Shreevar Kheruka — Managing Director and Chief Executive Officer
Yeah, look, I think we’ve done a fantastic job. Our team has done a fantastic job in stretching the brand beyond the glass, okay. So, Borosil was a transparent glassware brand, then we added Larah, and now we added steel and other appliances, Hydra appliances and stainless–steel cookware. So, the traction has been very phenominal beyond our own expectations, and I think this traction is very much likely to continue. In fact, the demand for those products is increasing a lot especially, for example, Hydra bottles because people don’t want to drink in plastic bottles anymore. So these steel bottles are incredibly cost effective, value for money and also they keep your water hot or cold as you like for 24 hours. So it is a really high value product and there is a lot of utility for customers. And therefore we think these bottles are here to stay and with bottles you have designs, you have so many things you can play with. We are the sponsors of the Indian Olympic Association. So the whole sporty — it goes into the gyms, it goes into the schools for kids, obviously for work for both men and women who are going to work, carrying their own water. So all of this — It is a very large market opportunity and we have captured it reasonably well, I would say. So, that has done very well for us and appliances across the board have done very well for us. So both those are the major contributors to the non-glassware.

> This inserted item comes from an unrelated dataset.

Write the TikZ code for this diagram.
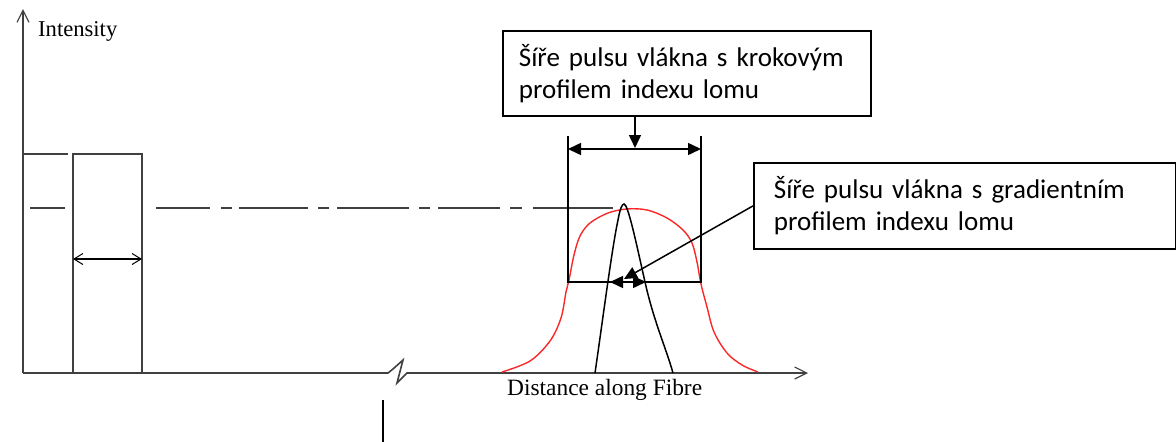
\documentclass[tikz,border=0pt]{standalone}
\usepackage{fontspec}
\setmainfont{Liberation Serif}
\newfontfamily\boxfont{Carlito}
\usetikzlibrary{arrows.meta}
\definecolor{axisgray}{RGB}{64,64,64}
\definecolor{pulsered}{RGB}{250,40,40}
\begin{document}
\begin{tikzpicture}[x=1pt,y=-1pt,
  axisline/.style={draw=axisgray, line width=1.6pt},
  barbtip/.style={-{Straight Barb[length=12pt,width=12pt,line width=1.2pt]}},
  dblbarb/.style={{Straight Barb[length=9pt,width=11pt,line width=1pt]}-{Straight Barb[length=9pt,width=11pt,line width=1pt]}},
  stepline/.style={draw=black, line width=2pt},
  pulseline/.style={draw=black, line width=1.5pt},
  redline/.style={draw=pulsered, line width=1.4pt},
  dashline/.style={draw=axisgray, line width=1.5pt},
  filledtip/.style={-{Triangle[length=13pt,width=12pt]}},
  dblfilled/.style={{Triangle[length=13pt,width=12pt]}-{Triangle[length=13pt,width=12pt]}},
  callbox/.style={draw=black, line width=1.8pt, anchor=north west, align=left,
    font=\boxfont\fontsize{27}{32}\selectfont, inner ysep=0pt},
  serlabel/.style={anchor=base west, inner sep=0pt}
]
\useasboundingbox (0,0) rectangle (1176,442);

% axes
\coordinate (O) at (23,373);
\coordinate (ytop) at (23,9);
\coordinate (xend) at (808,373);
\draw[axisline, barbtip] (O) -- (ytop);
\draw[axisline, barbtip] (O) -- (388,373) -- (393,369) -- (403,360) -- (397,383) -- (407,373) -- (xend);
\node[serlabel, font=\fontsize{22.6}{27}\selectfont] (ylabel) at (38,36) {Intensity};
\node[serlabel, font=\fontsize{23.4}{28}\selectfont] (xlabel) at (507,395) {Distance along Fibre};

% input pulse
\coordinate (a1) at (73,373);
\coordinate (a2) at (73,154);
\coordinate (a3) at (142,154);
\coordinate (a4) at (142,373);
\draw[axisline] (23,154) -- (68,154);
\draw[axisline] (a1) -- (a2) -- (a3) -- (a4);
\coordinate (w1) at (73,259);
\coordinate (w2) at (142,259);
\draw[draw=black, line width=1.3pt, dblbarb] (w1) -- (w2);

% dash-dot reference line
\draw[dashline] (30,208) -- (65,208);
\foreach \s/\e in {156/210,221/232,239/308,318/329,337/409,419/430,438/500,510/522,533/613}
  \draw[dashline] (\s,208) -- (\e,208);

% red (step index) pulse
\draw[redline] plot[smooth, tension=0.55] coordinates {
  (502,372) (530,361) (550,341) (561,318) (566,292) (569,280) (574,255) (580,236)
  (590,223) (608,213) (627,209) (647,210) (667,218) (683,230) (692,243)
  (697,262) (701,284) (707,307) (714,332) (727,353) (742,365) (758,372)};

% black (graded index) pulse
\coordinate (bl) at (595,373);
\coordinate (bp) at (624,204);
\coordinate (br) at (673,373);
\draw[pulseline] (bl) .. controls (603,318) and (612,248) .. (618,220)
  .. controls (620,209) and (622,204) .. (bp)
  .. controls (628,204) and (636,242) .. (645,282)
  .. controls (654,322) and (666,348) .. (br);

% step index width marker
\coordinate (stl) at (568,136);
\coordinate (sbl) at (568,282);
\coordinate (sbr) at (701,282);
\coordinate (str) at (701,136);
\draw[stepline] (stl) -- (sbl) -- (sbr) -- (str);
\coordinate (sw1) at (568,149);
\coordinate (sw2) at (701,149);
\draw[stepline, line width=1.5pt, dblfilled] (sw1) -- (sw2);
\coordinate (sdown) at (635,148);

% graded index width marker
\coordinate (g1) at (610,282);
\coordinate (g2) at (646,282);
\draw[stepline, line width=1.5pt, dblfilled] (g1) -- (g2);
\coordinate (gtip) at (624,279);

% callout boxes
\node[callbox, minimum width=368pt, minimum height=85pt, text width=336pt, inner xsep=16pt]
  (box1) at (502,30) {Šíře pulsu vlákna s krokovým\\profilem indexu lomu};
\node[callbox, minimum width=422pt, minimum height=86pt, text width=382pt, inner xsep=20pt]
  (box2) at (753,162) {Šíře pulsu vlákna s gradientním\\profilem indexu lomu};

\draw[pulseline, filledtip] (box1.south -| sdown) -- (sdown);
\draw[pulseline, filledtip] (box2.west) -- (gtip);

% lone mark below the axis
\coordinate (m1) at (383,400);
\coordinate (m2) at (383,442);
\draw[draw=black, line width=2pt] (m1) -- (m2);
\end{tikzpicture}
\end{document}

Praveen Sahay — Edelweiss Broking — Analyst
And these have a similar margin to your consumer division or…
Shreevar Kheruka — Managing Director and Chief Executive Officer
The margin is a bit lower, but frankly monitoring margin is one thing on this front, voluntary return on capital is much more interesting because we have to look at the times — because there is no capex here. it’s only — it’s already working capital that’s deployed here. So, if I am able to rotate my inventory and my receivables 4 times and generate 24% ROCE on my business, I am very happy here.
Praveen Sahay — Edelweiss Broking — Analyst
Great. Great, thank you, Shreevar. That’s it from my side.
Operator
Thank you. As there are no further questions, we have reached the end of the question-and-answer session. I would now like to hand the conference over to the management for closing comments.

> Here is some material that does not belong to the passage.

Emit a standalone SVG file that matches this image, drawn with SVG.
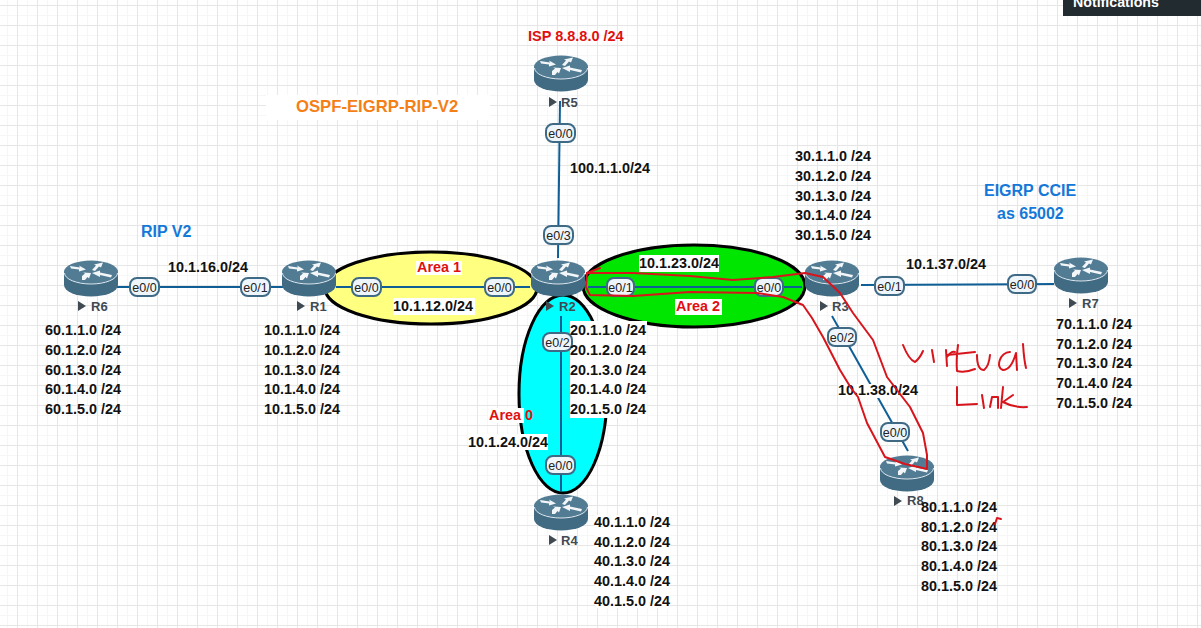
<svg xmlns="http://www.w3.org/2000/svg" xmlns:xlink="http://www.w3.org/1999/xlink" width="1201" height="628" viewBox="0 0 1201 628">
<style>
text{font-family:"Liberation Sans",Arial,sans-serif}
.b{font-size:14.4px;font-weight:700;fill:#111}
.bg{fill:#fff}
.l{stroke:#0f5f96;stroke-width:2;fill:none}
.pr rect{fill:#eef6fb;stroke:#3f6a86;stroke-width:2}
.pr text{font-size:12.5px;fill:#222;text-anchor:middle}
.rn{font-size:13px;font-weight:700;fill:#3f4a52}
.ink{stroke:#d8141c;stroke-width:2;fill:none;stroke-linecap:round;stroke-linejoin:round}
.ar{fill:#f2f6f8}
</style>
<defs>
<pattern id="g" width="20" height="20" patternUnits="userSpaceOnUse" x="-3" y="5">
<path d="M10.500 0V20M0 10.500H20" stroke="#f6f6f6" stroke-width="1" fill="none"/>
<path d="M0.500 0V20M0 0.500H20" stroke="#e6e6e6" stroke-width="1" fill="none"/>
</pattern>
<g id="router">
<path d="M-27 -6V7A27 11.500 0 0 0 27 7V-6Z" fill="#416a83"/>
<ellipse cx="0" cy="-6" rx="27" ry="11.500" fill="#527b94"/>
<path d="M-26.500 -5A26.500 11 0 0 0 26.500 -5" fill="none" stroke="#dfe9ef" stroke-width="1"/>
<path class="ar" d="M-21 -12L-11 -10.500L-12 -12.500L-5 -8.500L-12 -6.500L-12 -8.500L-20 -9.500Z"/>
<path class="ar" d="M1 -8L5 -12.500L3 -13.500L12 -15.500L10 -10.500L8 -11.500L4 -7Z"/>
<path class="ar" d="M20 -0.500L9 -3L9 -1L1 -5L9 -7.500L9 -5.500L21 -3Z"/>
<path class="ar" d="M-9 -3L-6 -5.500L-8 -6.500L0 -6L-2 -0.500L-3.500 -2L-6 1L-9 1Z" transform="translate(0 1)"/>
</g>
<g id="tri"><path d="M0 -5L8 0L0 5Z" fill="#3f4a52"/></g>
</defs>
<rect width="1201" height="628" fill="#fff"/>
<rect width="1201" height="628" fill="url(#g)"/>
<rect x="1063" y="0" width="138" height="16" fill="#212b30"/>
<text x="1073" y="7" font-size="14.200" font-weight="700" fill="#fff">Notifications</text>

<g id="areas" stroke="#000" stroke-width="3">
<ellipse cx="431" cy="288" rx="106" ry="36" fill="#ffff80"/>
<ellipse cx="563" cy="394" rx="44" ry="99" fill="#00ffff"/>
<ellipse cx="694" cy="286" rx="111" ry="41" fill="#00e600"/>
</g>

<g id="connectors">
<path class="l" d="M117 287H283"/>
<path class="l" d="M336 287H530"/>
<path class="l" d="M588 287H802"/>
<path class="l" d="M560 101L558 258"/>
<path class="l" d="M561 316V491"/>
<path class="l" d="M861 285L1054 284"/>
<path class="l" d="M832 316L908 451"/>
</g>

<rect class="bg" x="266" y="95" width="224" height="25"/>
<rect class="bg" x="416" y="261" width="46" height="14"/>
<rect class="bg" x="393" y="298" width="82" height="17"/>
<rect class="bg" x="639" y="255" width="80" height="17"/>
<rect class="bg" x="675" y="299" width="47" height="16"/>
<rect class="bg" x="570" y="321" width="77" height="97"/>
<rect class="bg" x="488" y="408" width="36" height="15"/>
<rect class="bg" x="468" y="434" width="80" height="16"/>
<rect class="bg" x="838" y="384" width="78" height="14"/>
<rect class="bg" x="595" y="515" width="75" height="93"/>

<g id="R5"><use xlink:href="#router" x="561" y="73"/><use xlink:href="#tri" x="549" y="102"/><text class="rn" x="561" y="107">R5</text></g>
<g id="R6"><use xlink:href="#router" x="91" y="278"/><use xlink:href="#tri" x="78" y="306"/><text class="rn" x="91" y="311">R6</text></g>
<g id="R1"><use xlink:href="#router" x="309" y="278"/><use xlink:href="#tri" x="297" y="306"/><text class="rn" x="310" y="311">R1</text></g>
<g id="R2"><use xlink:href="#router" x="558" y="278"/><use xlink:href="#tri" x="546" y="306"/><text class="rn" x="559" y="311">R2</text></g>
<g id="R3"><use xlink:href="#router" x="832" y="278"/><use xlink:href="#tri" x="820" y="306"/><text class="rn" x="832" y="311">R3</text></g>
<g id="R7"><use xlink:href="#router" x="1081" y="275"/><use xlink:href="#tri" x="1069" y="303"/><text class="rn" x="1082" y="308">R7</text></g>
<g id="R4"><use xlink:href="#router" x="561" y="512"/><use xlink:href="#tri" x="549" y="540"/><text class="rn" x="561" y="545">R4</text></g>
<g id="R8"><use xlink:href="#router" x="907" y="473"/><use xlink:href="#tri" x="894" y="501"/><text class="rn" x="907" y="505">R8</text></g>

<g id="ports" class="pr">
<g><rect x="546" y="124" width="29" height="18" rx="7"/><text x="560.500" y="138">e0/0</text></g>
<g><rect x="544" y="226" width="29" height="18" rx="7"/><text x="558.500" y="240">e0/3</text></g>
<g><rect x="130" y="278" width="29" height="18" rx="7"/><text x="144.500" y="292">e0/0</text></g>
<g><rect x="241" y="278" width="29" height="18" rx="7"/><text x="255.500" y="292">e0/1</text></g>
<g><rect x="352" y="278" width="29" height="18" rx="7"/><text x="366.500" y="292">e0/0</text></g>
<g><rect x="485" y="278" width="29" height="18" rx="7"/><text x="499.500" y="292">e0/0</text></g>
<g><rect x="607" y="278" width="27" height="18" rx="7"/><text x="620.500" y="292">e0/1</text></g>
<g><rect x="755" y="278" width="28" height="18" rx="7"/><text x="769" y="292">e0/0</text></g>
<g><rect x="875" y="277" width="29" height="18" rx="7"/><text x="889.500" y="291">e0/1</text></g>
<g><rect x="1008" y="275" width="28" height="18" rx="7"/><text x="1022" y="289">e0/0</text></g>
<g><rect x="828" y="328" width="28" height="18" rx="7"/><text x="842" y="342">e0/2</text></g>
<g><rect x="881" y="423" width="28" height="18" rx="7"/><text x="895" y="437">e0/0</text></g>
<g><rect x="543" y="333" width="29" height="18" rx="7"/><text x="557.500" y="347">e0/2</text></g>
<g><rect x="546" y="456" width="29" height="18" rx="7"/><text x="560.500" y="470">e0/0</text></g>
</g>

<g id="labels" class="b">
<text x="296" y="112" style="fill:#f57f17;font-size:16.700px">OSPF-EIGRP-RIP-V2</text>
<text x="528" y="41" style="fill:#e01010;font-size:14.500px">ISP 8.8.8.0 /24</text>
<text x="570" y="173">100.1.1.0/24</text>
<text x="141" y="237" style="fill:#1478d8;font-size:16px">RIP V2</text>
<text x="984" y="196" style="fill:#1478d8;font-size:16px">EIGRP CCIE</text>
<text x="997" y="219" style="fill:#1478d8;font-size:16px">as 65002</text>
<text x="168" y="272">10.1.16.0/24</text>
<text x="417" y="272" style="fill:#e01010">Area 1</text>
<text x="393" y="311">10.1.12.0/24</text>
<text x="639" y="268">10.1.23.0/24</text>
<text x="676" y="311" style="fill:#e01010">Area 2</text>
<text x="906" y="269">10.1.37.0/24</text>
<text x="838" y="395">10.1.38.0/24</text>
<text x="489" y="420" style="fill:#e01010">Area 0</text>
<text x="468" y="447">10.1.24.0/24</text>
<g id="n3"><text x="795" y="161">30.1.1.0 /24</text><text x="795" y="181">30.1.2.0 /24</text><text x="795" y="201">30.1.3.0 /24</text><text x="795" y="220">30.1.4.0 /24</text><text x="795" y="240">30.1.5.0 /24</text></g>
<g id="n6"><text x="45" y="335">60.1.1.0 /24</text><text x="45" y="355">60.1.2.0 /24</text><text x="45" y="375">60.1.3.0 /24</text><text x="45" y="394">60.1.4.0 /24</text><text x="45" y="414">60.1.5.0 /24</text></g>
<g id="n1"><text x="264" y="335">10.1.1.0 /24</text><text x="264" y="355">10.1.2.0 /24</text><text x="264" y="375">10.1.3.0 /24</text><text x="264" y="394">10.1.4.0 /24</text><text x="264" y="414">10.1.5.0 /24</text></g>
<g id="n2"><text x="570" y="335">20.1.1.0 /24</text><text x="570" y="355">20.1.2.0 /24</text><text x="570" y="375">20.1.3.0 /24</text><text x="570" y="394">20.1.4.0 /24</text><text x="570" y="414">20.1.5.0 /24</text></g>
<g id="n7"><text x="1056" y="329">70.1.1.0 /24</text><text x="1056" y="349">70.1.2.0 /24</text><text x="1056" y="368">70.1.3.0 /24</text><text x="1056" y="388">70.1.4.0 /24</text><text x="1056" y="408">70.1.5.0 /24</text></g>
<g id="n4"><text x="594" y="527">40.1.1.0 /24</text><text x="594" y="547">40.1.2.0 /24</text><text x="594" y="566">40.1.3.0 /24</text><text x="594" y="586">40.1.4.0 /24</text><text x="594" y="606">40.1.5.0 /24</text></g>
<g id="n8"><text x="921" y="512">80.1.1.0 /24</text><text x="921" y="532">80.1.2.0 /24</text><text x="921" y="551">80.1.3.0 /24</text><text x="921" y="571">80.1.4.0 /24</text><text x="921" y="591">80.1.5.0 /24</text></g>
</g>

<g id="ink" class="ink">
<path d="M600 268L587 273L586 287L590 295L633 296L690 292L757 293L783 297L803 305L812 318L823 337L840 370L851 388L858 397L867 423L885 457L905 464L927 469"/>
<path d="M587 273L633 273L690 276L733 280L773 277L805 273L823 277L840 293L853 313L873 340L887 377L910 407L923 433L927 455L927 468"/>
<path d="M903 345Q909 360 915 362Q920 358 923 351"/>
<path d="M932 350L934 362"/>
<path d="M946 350L947 366M947 357Q951 351 955 352"/>
<path d="M958 345Q956 360 957 371Q965 373 975 369M947 355L975 352"/>
<path d="M977 355Q977 370 984 370Q989 366 990 355"/>
<path d="M1010 352C1000 352 995 368 1003 370C1010 370 1014 360 1016 353L1017 370"/>
<path d="M1023 344Q1024 360 1026 368"/>
<path d="M957 387L957 405L977 404"/>
<path d="M982 395L984 408"/>
<path d="M990 407L992 397L998 397L998 408"/>
<path d="M1003 387L1001 408M1013 395L1003 402Q1014 408 1027 407"/>
<path d="M995 524L997 518L1001 519"/>
</g>
</svg>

Shreevar Kheruka — Managing Director and Chief Executive Officer
Okay. So thanks, everyone, for your questions. I hope I was able to answer them to your satisfaction. It was — it was a very good quarter and I think the best is definitely yet to come. We are very bullish on the future and with our new production capaciteis coming in later this year for Opel and next year for the press items plus growth, new categories and scientific products kicking in, I think we’re really well placed for the long run. So that’s our vision, not to look at every quarter, but look at how we can achieve market leadership in three years, five years, 10 years, and that’s what we will be gunning for. So, thank you for your support and see you in a few months.